July 9, 2018
At one time, if a multifamily investor needed financing for a project, he or she would have turned to a commercial bank. If all went according to plan, that investor would have walked out with a construction or investment loan.
Today, that multifamily investor might take the same steps, and end up with an approval for a lower amount, or even potentially have the loan declined. Rather than putting the construction or investment project on hold, which might have happened in the past, that investor might turn to a private lender for financial assistance.
Private lending is sometimes known as “shadow banking” or “alternative lending.” In many cases, this type of financing can be helpful for multifamily buyers and builders that otherwise might not qualify for a traditional loan. The concept is becoming more mainstream, but borrowers need to do their homework and understand the issues before going the private financing route.
What It Is
Before delving into the caveat emptor of private lending, it’s important to understand what, exactly, it is. Private lenders are non-institutional entities that issue debt, which is secured by the properties through notes and deeds of trust. Meanwhile, “institutional” lenders are banks, insurance companies or pension funds.
Private lending isn’t new, though it has become popular over the past decade. Partly because of the 2007-2009 recession, commercial banks, insurance companies and other traditional lenders have become more conservative with underwriting standards. In addition, banks, especially, are subject to capital requirements under the Wall Street Reform and Consumer Protection Act of 2010 (Dodd-Frank), and High Volatility Commercial Real Estate Regulations (Basel III).
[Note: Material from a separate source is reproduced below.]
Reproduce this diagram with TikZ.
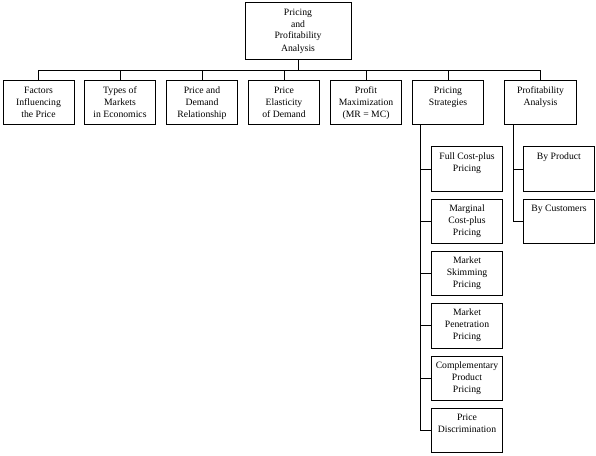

Fewer loans from traditional sources created a financing vacuum, in which private lenders found opportunity. In 2011, the top three banks provided nearly 50% of all new loans, according to market share data from Mortgage Daily. By 2016, this figure dropped to about 21%. Additionally, six of the top 10 lenders in 2016 were nonbanks.
The Issues with Private Lending
On the surface, private lending products can be an ideal alternative for investors rejected by banks or insurance companies. Such loans are geared toward riskier projects, and can be more flexible, with faster approval processes and less stringent parameters. A traditional lender might examine a loan applicant’s credit score and past multifamily projects. Meanwhile, the private lender might be more interested in the property’s pro formas, rather than the sponsor’s credit scores.
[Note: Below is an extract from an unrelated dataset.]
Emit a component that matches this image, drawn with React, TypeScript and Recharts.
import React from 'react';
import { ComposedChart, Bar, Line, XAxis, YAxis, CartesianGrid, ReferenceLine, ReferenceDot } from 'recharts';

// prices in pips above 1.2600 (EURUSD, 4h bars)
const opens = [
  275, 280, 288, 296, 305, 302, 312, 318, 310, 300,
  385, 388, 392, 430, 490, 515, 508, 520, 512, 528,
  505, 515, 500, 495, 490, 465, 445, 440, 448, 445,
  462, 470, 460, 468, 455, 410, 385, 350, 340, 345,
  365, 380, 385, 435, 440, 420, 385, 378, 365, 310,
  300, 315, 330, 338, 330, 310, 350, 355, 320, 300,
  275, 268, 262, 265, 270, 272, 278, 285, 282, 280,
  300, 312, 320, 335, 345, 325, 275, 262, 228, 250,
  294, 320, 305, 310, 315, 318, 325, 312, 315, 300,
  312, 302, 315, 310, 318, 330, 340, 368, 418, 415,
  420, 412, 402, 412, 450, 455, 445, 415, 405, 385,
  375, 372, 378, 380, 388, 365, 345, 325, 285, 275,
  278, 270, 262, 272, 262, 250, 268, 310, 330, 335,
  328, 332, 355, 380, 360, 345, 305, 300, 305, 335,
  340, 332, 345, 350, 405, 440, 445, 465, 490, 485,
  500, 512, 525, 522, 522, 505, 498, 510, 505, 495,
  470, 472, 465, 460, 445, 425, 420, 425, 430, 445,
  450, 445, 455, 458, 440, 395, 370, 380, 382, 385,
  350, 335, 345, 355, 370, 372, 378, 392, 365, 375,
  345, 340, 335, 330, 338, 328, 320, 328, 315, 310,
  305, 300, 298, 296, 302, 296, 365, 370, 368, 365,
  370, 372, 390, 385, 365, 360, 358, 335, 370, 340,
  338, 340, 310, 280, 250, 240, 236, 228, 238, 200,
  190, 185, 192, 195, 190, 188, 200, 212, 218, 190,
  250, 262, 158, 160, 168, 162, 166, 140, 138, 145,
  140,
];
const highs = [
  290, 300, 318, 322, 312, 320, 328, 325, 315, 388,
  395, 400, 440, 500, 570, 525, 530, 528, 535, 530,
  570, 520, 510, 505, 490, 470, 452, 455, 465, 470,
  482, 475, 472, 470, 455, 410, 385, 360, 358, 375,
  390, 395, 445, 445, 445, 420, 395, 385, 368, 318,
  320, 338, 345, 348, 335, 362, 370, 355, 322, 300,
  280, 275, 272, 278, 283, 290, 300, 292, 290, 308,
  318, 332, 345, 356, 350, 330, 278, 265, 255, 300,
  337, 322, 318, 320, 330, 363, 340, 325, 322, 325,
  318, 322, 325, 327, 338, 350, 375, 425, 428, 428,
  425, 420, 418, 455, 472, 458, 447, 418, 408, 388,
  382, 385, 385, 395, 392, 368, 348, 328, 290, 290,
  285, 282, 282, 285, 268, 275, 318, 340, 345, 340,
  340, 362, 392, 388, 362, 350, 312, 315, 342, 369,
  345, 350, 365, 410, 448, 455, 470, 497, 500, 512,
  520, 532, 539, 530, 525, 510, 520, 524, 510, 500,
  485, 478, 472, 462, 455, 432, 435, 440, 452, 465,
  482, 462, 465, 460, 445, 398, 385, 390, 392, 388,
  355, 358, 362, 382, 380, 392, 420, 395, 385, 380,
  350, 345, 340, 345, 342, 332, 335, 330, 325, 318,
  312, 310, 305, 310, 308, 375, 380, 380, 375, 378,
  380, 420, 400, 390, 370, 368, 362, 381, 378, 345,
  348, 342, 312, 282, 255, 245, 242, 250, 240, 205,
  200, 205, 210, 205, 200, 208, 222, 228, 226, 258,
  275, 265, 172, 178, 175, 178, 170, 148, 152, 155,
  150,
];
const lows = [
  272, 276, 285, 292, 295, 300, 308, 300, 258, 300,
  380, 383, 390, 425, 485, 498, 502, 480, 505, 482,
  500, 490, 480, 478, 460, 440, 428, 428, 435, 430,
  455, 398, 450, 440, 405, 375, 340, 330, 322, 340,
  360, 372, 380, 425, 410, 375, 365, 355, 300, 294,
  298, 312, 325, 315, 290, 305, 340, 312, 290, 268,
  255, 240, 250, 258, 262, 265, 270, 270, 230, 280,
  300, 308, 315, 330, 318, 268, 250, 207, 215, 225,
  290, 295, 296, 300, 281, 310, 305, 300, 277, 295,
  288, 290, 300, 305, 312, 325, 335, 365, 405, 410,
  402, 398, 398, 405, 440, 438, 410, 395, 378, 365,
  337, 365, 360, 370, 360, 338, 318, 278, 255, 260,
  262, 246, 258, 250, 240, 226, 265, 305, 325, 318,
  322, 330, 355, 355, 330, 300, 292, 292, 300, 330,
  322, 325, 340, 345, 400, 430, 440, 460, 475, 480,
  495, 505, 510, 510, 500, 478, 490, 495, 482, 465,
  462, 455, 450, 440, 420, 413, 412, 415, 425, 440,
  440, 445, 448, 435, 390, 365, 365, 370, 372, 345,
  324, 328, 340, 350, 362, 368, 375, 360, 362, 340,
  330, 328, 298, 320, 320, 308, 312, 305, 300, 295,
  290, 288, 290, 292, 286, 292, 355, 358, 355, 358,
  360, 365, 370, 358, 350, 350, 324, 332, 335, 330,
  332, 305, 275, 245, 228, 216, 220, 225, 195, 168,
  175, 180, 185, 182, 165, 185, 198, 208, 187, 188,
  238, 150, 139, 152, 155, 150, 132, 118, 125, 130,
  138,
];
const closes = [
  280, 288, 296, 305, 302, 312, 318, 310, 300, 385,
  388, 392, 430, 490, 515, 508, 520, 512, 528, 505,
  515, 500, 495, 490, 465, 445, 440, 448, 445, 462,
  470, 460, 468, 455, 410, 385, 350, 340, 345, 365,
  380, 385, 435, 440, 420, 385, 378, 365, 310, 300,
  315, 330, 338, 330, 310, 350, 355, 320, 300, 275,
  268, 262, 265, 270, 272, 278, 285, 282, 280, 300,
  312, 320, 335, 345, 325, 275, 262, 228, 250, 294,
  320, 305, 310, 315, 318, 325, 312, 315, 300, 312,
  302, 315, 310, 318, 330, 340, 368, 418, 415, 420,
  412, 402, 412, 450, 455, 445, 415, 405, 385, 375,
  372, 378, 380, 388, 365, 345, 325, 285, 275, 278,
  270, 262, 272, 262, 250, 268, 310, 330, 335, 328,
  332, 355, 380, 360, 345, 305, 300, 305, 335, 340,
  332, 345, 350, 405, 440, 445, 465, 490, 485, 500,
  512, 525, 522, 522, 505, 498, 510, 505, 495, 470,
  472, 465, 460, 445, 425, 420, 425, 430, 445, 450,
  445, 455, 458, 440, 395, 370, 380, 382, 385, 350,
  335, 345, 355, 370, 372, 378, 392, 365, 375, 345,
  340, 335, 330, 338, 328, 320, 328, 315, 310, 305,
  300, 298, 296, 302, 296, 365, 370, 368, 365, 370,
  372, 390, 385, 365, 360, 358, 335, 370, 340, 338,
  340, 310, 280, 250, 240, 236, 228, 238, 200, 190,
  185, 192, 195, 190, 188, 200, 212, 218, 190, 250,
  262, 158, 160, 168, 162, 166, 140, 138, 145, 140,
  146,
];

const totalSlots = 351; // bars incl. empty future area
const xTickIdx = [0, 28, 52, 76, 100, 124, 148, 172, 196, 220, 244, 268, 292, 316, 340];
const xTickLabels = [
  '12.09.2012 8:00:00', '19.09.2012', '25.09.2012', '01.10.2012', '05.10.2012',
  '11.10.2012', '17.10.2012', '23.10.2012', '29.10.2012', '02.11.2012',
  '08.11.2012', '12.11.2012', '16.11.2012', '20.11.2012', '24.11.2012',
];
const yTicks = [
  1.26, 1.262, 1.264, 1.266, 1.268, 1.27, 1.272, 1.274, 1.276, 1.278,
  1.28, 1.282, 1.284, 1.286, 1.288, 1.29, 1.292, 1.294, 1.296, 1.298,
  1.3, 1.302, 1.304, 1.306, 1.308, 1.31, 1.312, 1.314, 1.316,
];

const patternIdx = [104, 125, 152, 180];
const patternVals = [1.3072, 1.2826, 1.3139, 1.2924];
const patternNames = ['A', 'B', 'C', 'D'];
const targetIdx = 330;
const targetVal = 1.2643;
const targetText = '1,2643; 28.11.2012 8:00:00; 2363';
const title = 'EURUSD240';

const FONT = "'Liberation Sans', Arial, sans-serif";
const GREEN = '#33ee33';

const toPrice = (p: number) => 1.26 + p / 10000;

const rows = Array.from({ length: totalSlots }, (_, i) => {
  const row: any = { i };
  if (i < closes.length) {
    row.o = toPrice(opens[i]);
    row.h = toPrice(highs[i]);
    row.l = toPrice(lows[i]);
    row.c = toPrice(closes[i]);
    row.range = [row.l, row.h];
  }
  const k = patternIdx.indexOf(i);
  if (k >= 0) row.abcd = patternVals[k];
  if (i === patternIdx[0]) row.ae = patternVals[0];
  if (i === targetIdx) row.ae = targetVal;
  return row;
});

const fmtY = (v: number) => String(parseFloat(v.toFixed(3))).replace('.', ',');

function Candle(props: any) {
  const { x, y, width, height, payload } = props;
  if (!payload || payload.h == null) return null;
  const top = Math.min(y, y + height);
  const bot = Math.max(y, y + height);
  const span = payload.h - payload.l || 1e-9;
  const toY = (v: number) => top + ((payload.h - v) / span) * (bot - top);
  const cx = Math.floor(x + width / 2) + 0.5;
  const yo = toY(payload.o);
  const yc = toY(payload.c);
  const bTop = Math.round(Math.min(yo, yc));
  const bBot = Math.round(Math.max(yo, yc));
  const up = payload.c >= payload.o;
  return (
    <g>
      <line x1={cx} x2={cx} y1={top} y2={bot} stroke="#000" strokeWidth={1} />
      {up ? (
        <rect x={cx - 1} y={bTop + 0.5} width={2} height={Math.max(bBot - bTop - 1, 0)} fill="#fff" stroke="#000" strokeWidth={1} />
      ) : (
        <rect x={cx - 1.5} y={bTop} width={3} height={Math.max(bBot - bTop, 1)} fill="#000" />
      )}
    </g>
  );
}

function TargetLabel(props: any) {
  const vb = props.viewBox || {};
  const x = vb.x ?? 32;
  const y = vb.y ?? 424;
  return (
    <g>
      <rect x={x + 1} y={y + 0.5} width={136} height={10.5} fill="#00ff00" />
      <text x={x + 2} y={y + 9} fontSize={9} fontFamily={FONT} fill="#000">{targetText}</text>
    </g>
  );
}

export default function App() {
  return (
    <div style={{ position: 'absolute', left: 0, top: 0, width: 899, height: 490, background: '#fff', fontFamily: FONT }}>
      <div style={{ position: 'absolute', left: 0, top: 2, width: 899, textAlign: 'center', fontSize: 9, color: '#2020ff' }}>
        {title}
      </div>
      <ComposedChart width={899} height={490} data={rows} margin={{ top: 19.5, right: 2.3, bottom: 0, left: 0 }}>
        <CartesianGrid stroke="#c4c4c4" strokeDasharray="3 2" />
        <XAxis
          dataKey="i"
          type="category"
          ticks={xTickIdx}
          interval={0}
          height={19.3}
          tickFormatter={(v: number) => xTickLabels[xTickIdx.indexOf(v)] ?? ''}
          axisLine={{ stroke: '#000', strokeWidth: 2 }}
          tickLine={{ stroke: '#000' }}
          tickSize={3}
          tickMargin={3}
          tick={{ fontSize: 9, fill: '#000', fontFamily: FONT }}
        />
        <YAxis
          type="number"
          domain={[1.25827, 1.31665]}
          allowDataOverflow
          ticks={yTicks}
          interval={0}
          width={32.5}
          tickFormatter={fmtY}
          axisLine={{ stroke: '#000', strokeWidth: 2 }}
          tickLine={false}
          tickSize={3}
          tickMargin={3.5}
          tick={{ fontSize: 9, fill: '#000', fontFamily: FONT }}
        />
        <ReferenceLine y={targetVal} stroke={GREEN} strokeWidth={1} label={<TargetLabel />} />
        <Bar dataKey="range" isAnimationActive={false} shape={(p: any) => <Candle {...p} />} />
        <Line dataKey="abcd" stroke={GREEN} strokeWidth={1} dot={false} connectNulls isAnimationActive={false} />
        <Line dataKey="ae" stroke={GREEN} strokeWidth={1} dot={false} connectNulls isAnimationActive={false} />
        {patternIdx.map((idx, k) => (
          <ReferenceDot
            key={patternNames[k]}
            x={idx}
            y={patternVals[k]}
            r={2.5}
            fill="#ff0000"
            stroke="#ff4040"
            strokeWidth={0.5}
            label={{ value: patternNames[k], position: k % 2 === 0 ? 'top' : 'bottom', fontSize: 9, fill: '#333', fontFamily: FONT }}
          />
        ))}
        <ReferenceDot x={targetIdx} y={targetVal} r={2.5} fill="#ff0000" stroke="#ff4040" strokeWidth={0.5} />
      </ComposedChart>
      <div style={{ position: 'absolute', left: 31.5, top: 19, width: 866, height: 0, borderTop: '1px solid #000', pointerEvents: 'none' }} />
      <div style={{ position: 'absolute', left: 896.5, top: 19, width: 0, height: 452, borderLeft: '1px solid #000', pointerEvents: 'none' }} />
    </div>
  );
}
But the borrower needs to be wary of the following issues.
Higher interest rates. Because the private lender assumes more risk, the cost of capital can be higher, and not by just a few basis points. Some private lender loans can be double the more traditional mortgage rates, sometimes ranging from 12%-20% higher.
Shorter terms. Private-lender loans aren’t geared for long-term investments. The typical payback period is months, rather than years. Furthermore, short-term loans could lead to refinancing more short-term loans, meaning an endless cycle of loans.
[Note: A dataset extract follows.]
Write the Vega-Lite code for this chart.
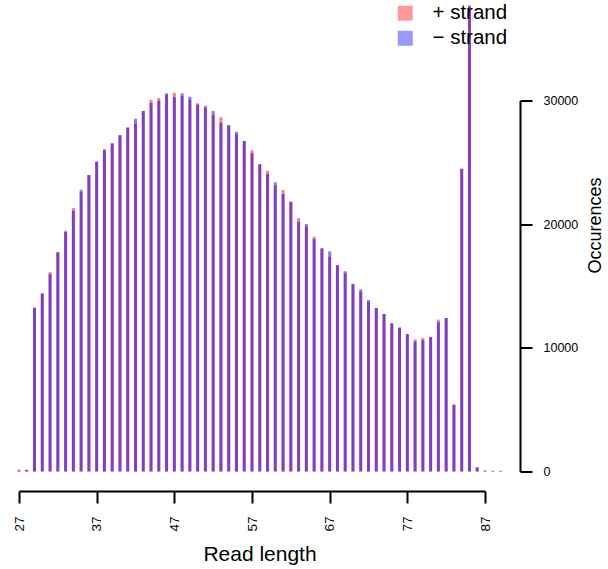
{
  "$schema": "https://vega.github.io/schema/vega-lite/v6.json",
  "autosize": {"type": "none"},
  "width": 466,
  "height": 371,
  "padding": {"left": 19, "top": 100.5, "right": 123, "bottom": 97.5},
  "background": "white",
  "config": {
    "view": {"stroke": null},
    "font": "Liberation Sans",
    "axis": {"grid": false, "domainColor": "black", "tickColor": "black", "labelColor": "black", "titleColor": "black", "titleFontWeight": "normal"}
  },
  "data": {
    "values": [
      {"len": 27, "strand": "+ strand", "n": 150},
      {"len": 28, "strand": "+ strand", "n": 130},
      {"len": 29, "strand": "+ strand", "n": 13250},
      {"len": 30, "strand": "+ strand", "n": 14380},
      {"len": 31, "strand": "+ strand", "n": 16130},
      {"len": 32, "strand": "+ strand", "n": 17720},
      {"len": 33, "strand": "+ strand", "n": 19470},
      {"len": 34, "strand": "+ strand", "n": 21310},
      {"len": 35, "strand": "+ strand", "n": 22580},
      {"len": 36, "strand": "+ strand", "n": 23970},
      {"len": 37, "strand": "+ strand", "n": 25050},
      {"len": 38, "strand": "+ strand", "n": 26080},
      {"len": 39, "strand": "+ strand", "n": 26540},
      {"len": 40, "strand": "+ strand", "n": 27190},
      {"len": 41, "strand": "+ strand", "n": 27860},
      {"len": 42, "strand": "+ strand", "n": 28120},
      {"len": 43, "strand": "+ strand", "n": 29150},
      {"len": 44, "strand": "+ strand", "n": 30060},
      {"len": 45, "strand": "+ strand", "n": 30200},
      {"len": 46, "strand": "+ strand", "n": 30440},
      {"len": 47, "strand": "+ strand", "n": 30630},
      {"len": 48, "strand": "+ strand", "n": 30360},
      {"len": 49, "strand": "+ strand", "n": 30100},
      {"len": 50, "strand": "+ strand", "n": 29770},
      {"len": 51, "strand": "+ strand", "n": 29390},
      {"len": 52, "strand": "+ strand", "n": 28830},
      {"len": 53, "strand": "+ strand", "n": 28640},
      {"len": 54, "strand": "+ strand", "n": 27990},
      {"len": 55, "strand": "+ strand", "n": 27270},
      {"len": 56, "strand": "+ strand", "n": 26720},
      {"len": 57, "strand": "+ strand", "n": 25970},
      {"len": 58, "strand": "+ strand", "n": 24840},
      {"len": 59, "strand": "+ strand", "n": 24320},
      {"len": 60, "strand": "+ strand", "n": 23140},
      {"len": 61, "strand": "+ strand", "n": 22760},
      {"len": 62, "strand": "+ strand", "n": 21820},
      {"len": 63, "strand": "+ strand", "n": 20500},
      {"len": 64, "strand": "+ strand", "n": 19800},
      {"len": 65, "strand": "+ strand", "n": 18990},
      {"len": 66, "strand": "+ strand", "n": 18040},
      {"len": 67, "strand": "+ strand", "n": 17370},
      {"len": 68, "strand": "+ strand", "n": 16700},
      {"len": 69, "strand": "+ strand", "n": 16020},
      {"len": 70, "strand": "+ strand", "n": 15160},
      {"len": 71, "strand": "+ strand", "n": 14540},
      {"len": 72, "strand": "+ strand", "n": 13710},
      {"len": 73, "strand": "+ strand", "n": 13220},
      {"len": 74, "strand": "+ strand", "n": 12740},
      {"len": 75, "strand": "+ strand", "n": 11980},
      {"len": 76, "strand": "+ strand", "n": 11630},
      {"len": 77, "strand": "+ strand", "n": 11120},
      {"len": 78, "strand": "+ strand", "n": 10690},
      {"len": 79, "strand": "+ strand", "n": 10800},
      {"len": 80, "strand": "+ strand", "n": 10870},
      {"len": 81, "strand": "+ strand", "n": 12280},
      {"len": 82, "strand": "+ strand", "n": 12410},
      {"len": 83, "strand": "+ strand", "n": 5400},
      {"len": 84, "strand": "+ strand", "n": 24490},
      {"len": 85, "strand": "+ strand", "n": 37700},
      {"len": 86, "strand": "+ strand", "n": 340},
      {"len": 87, "strand": "+ strand", "n": 70},
      {"len": 88, "strand": "+ strand", "n": 50},
      {"len": 89, "strand": "+ strand", "n": 50},
      {"len": 27, "strand": "− strand", "n": 60},
      {"len": 28, "strand": "− strand", "n": 130},
      {"len": 29, "strand": "− strand", "n": 13240},
      {"len": 30, "strand": "− strand", "n": 14420},
      {"len": 31, "strand": "− strand", "n": 15950},
      {"len": 32, "strand": "− strand", "n": 17740},
      {"len": 33, "strand": "− strand", "n": 19370},
      {"len": 34, "strand": "− strand", "n": 21090},
      {"len": 35, "strand": "− strand", "n": 22790},
      {"len": 36, "strand": "− strand", "n": 23980},
      {"len": 37, "strand": "− strand", "n": 25050},
      {"len": 38, "strand": "− strand", "n": 25970},
      {"len": 39, "strand": "− strand", "n": 26530},
      {"len": 40, "strand": "− strand", "n": 27180},
      {"len": 41, "strand": "− strand", "n": 27780},
      {"len": 42, "strand": "− strand", "n": 28530},
      {"len": 43, "strand": "− strand", "n": 29150},
      {"len": 44, "strand": "− strand", "n": 29800},
      {"len": 45, "strand": "− strand", "n": 29980},
      {"len": 46, "strand": "− strand", "n": 30580},
      {"len": 47, "strand": "− strand", "n": 30260},
      {"len": 48, "strand": "− strand", "n": 30580},
      {"len": 49, "strand": "− strand", "n": 30310},
      {"len": 50, "strand": "− strand", "n": 29660},
      {"len": 51, "strand": "− strand", "n": 29580},
      {"len": 52, "strand": "− strand", "n": 29150},
      {"len": 53, "strand": "− strand", "n": 28200},
      {"len": 54, "strand": "− strand", "n": 28000},
      {"len": 55, "strand": "− strand", "n": 27480},
      {"len": 56, "strand": "− strand", "n": 26730},
      {"len": 57, "strand": "− strand", "n": 25730},
      {"len": 58, "strand": "− strand", "n": 24850},
      {"len": 59, "strand": "− strand", "n": 24060},
      {"len": 60, "strand": "− strand", "n": 23380},
      {"len": 61, "strand": "− strand", "n": 22440},
      {"len": 62, "strand": "− strand", "n": 21810},
      {"len": 63, "strand": "− strand", "n": 20200},
      {"len": 64, "strand": "− strand", "n": 20010},
      {"len": 65, "strand": "− strand", "n": 18800},
      {"len": 66, "strand": "− strand", "n": 18050},
      {"len": 67, "strand": "− strand", "n": 17800},
      {"len": 68, "strand": "− strand", "n": 16690},
      {"len": 69, "strand": "− strand", "n": 16190},
      {"len": 70, "strand": "− strand", "n": 15170},
      {"len": 71, "strand": "− strand", "n": 14730},
      {"len": 72, "strand": "− strand", "n": 13870},
      {"len": 73, "strand": "− strand", "n": 13220},
      {"len": 74, "strand": "− strand", "n": 12730},
      {"len": 75, "strand": "− strand", "n": 11990},
      {"len": 76, "strand": "− strand", "n": 11640},
      {"len": 77, "strand": "− strand", "n": 11110},
      {"len": 78, "strand": "− strand", "n": 10500},
      {"len": 79, "strand": "− strand", "n": 10630},
      {"len": 80, "strand": "− strand", "n": 10880},
      {"len": 81, "strand": "− strand", "n": 12060},
      {"len": 82, "strand": "− strand", "n": 12420},
      {"len": 83, "strand": "− strand", "n": 5410},
      {"len": 84, "strand": "− strand", "n": 24480},
      {"len": 85, "strand": "− strand", "n": 37600},
      {"len": 86, "strand": "− strand", "n": 330},
      {"len": 87, "strand": "− strand", "n": 70},
      {"len": 88, "strand": "− strand", "n": 50},
      {"len": 89, "strand": "− strand", "n": 50}
    ]
  },
  "mark": {"type": "bar", "size": 3, "opacity": 0.5},
  "encoding": {
    "x": {
      "field": "len",
      "type": "quantitative",
      "scale": {"domain": [27, 87], "nice": false, "zero": false, "padding": 0},
      "axis": {
        "values": [27, 37, 47, 57, 67, 77, 87],
        "offset": 19.5,
        "domainWidth": 2,
        "tickWidth": 2,
        "tickSize": 12,
        "labelAngle": 270,
        "labelFontSize": 13.5,
        "labelPadding": 13,
        "title": "Read length",
        "titleFontSize": 21,
        "titleX": 240.5,
        "titleY": 69,
        "titleAnchor": null,
        "titleAlign": "center",
        "titleBaseline": "alphabetic"
      }
    },
    "y": {
      "field": "n",
      "type": "quantitative",
      "stack": null,
      "scale": {"domain": [0, 30000], "nice": false},
      "axis": {
        "orient": "right",
        "values": [0, 10000, 20000, 30000],
        "format": "d",
        "offset": 35,
        "domainWidth": 2,
        "tickWidth": 2,
        "tickSize": 12,
        "labelFontSize": 12.5,
        "labelPadding": 11,
        "title": "Occurences",
        "titleFontSize": 18,
        "titleAngle": 270,
        "titleX": 75,
        "titleY": 124.5,
        "titleAlign": "center",
        "titleBaseline": "middle"
      }
    },
    "color": {
      "field": "strand",
      "type": "nominal",
      "sort": ["+ strand", "− strand"],
      "scale": {"domain": ["+ strand", "− strand"], "range": ["#ff0000", "#0000ff"]},
      "legend": {
        "title": null,
        "orient": "none",
        "legendX": 376,
        "legendY": -97.5,
        "symbolType": "square",
        "symbolSize": 225,
        "symbolOpacity": 0.4,
        "symbolStrokeWidth": 0,
        "labelFontSize": 20.5,
        "labelColor": "black",
        "labelOffset": 17,
        "rowPadding": 4
      }
    },
    "order": {"field": "strand", "sort": "ascending"}
  }
}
Uncertain regulation adherences. Private lenders, as financiers, are subject to Dodd-Frank restrictions, as well as other rules and regulations. Still, in some cases, private lenders might not be held to the stringent licensing requirements that loan originators, mortgage brokers or mortgage lenders are. Alternative lenders also might not be exempt from routine regulation, such as banking exams.
That said, the private lending sector, as a whole, can be a viable option for financing. Reputable lenders, in fact, are applying for state licenses and promoting bank loans. On the flip side of the coin, banks are turning to private lenders to help clients that otherwise don’t qualify for a traditional financing product. By combining non-traditional debt with a traditional bank loan, risk is spread between two parties, and the sponsor ends up with more affordable financing.
“Obtaining financing continues to be a complicated and dynamic process. Credit parameters change in response to markets, and owners or acquirers would do well to stay current on the evolving nature of financing,” said Daniel Cunningham, senior vice president of East Coast agency originations at PNC.
He noted that multifamily investors should understand the project and necessary resources before considering a financing strategy. If a multifamily project (and sponsor) requires longer-term debt and can pass underwriting requirements, a traditional lender should be the first stop for financing.
“When working with a bank, the sponsor ends up with more than a loan. The borrower builds a relationship,” Cunningham said. “That relationship can mean additional financing for future investments, along with products and services private investors might not have.”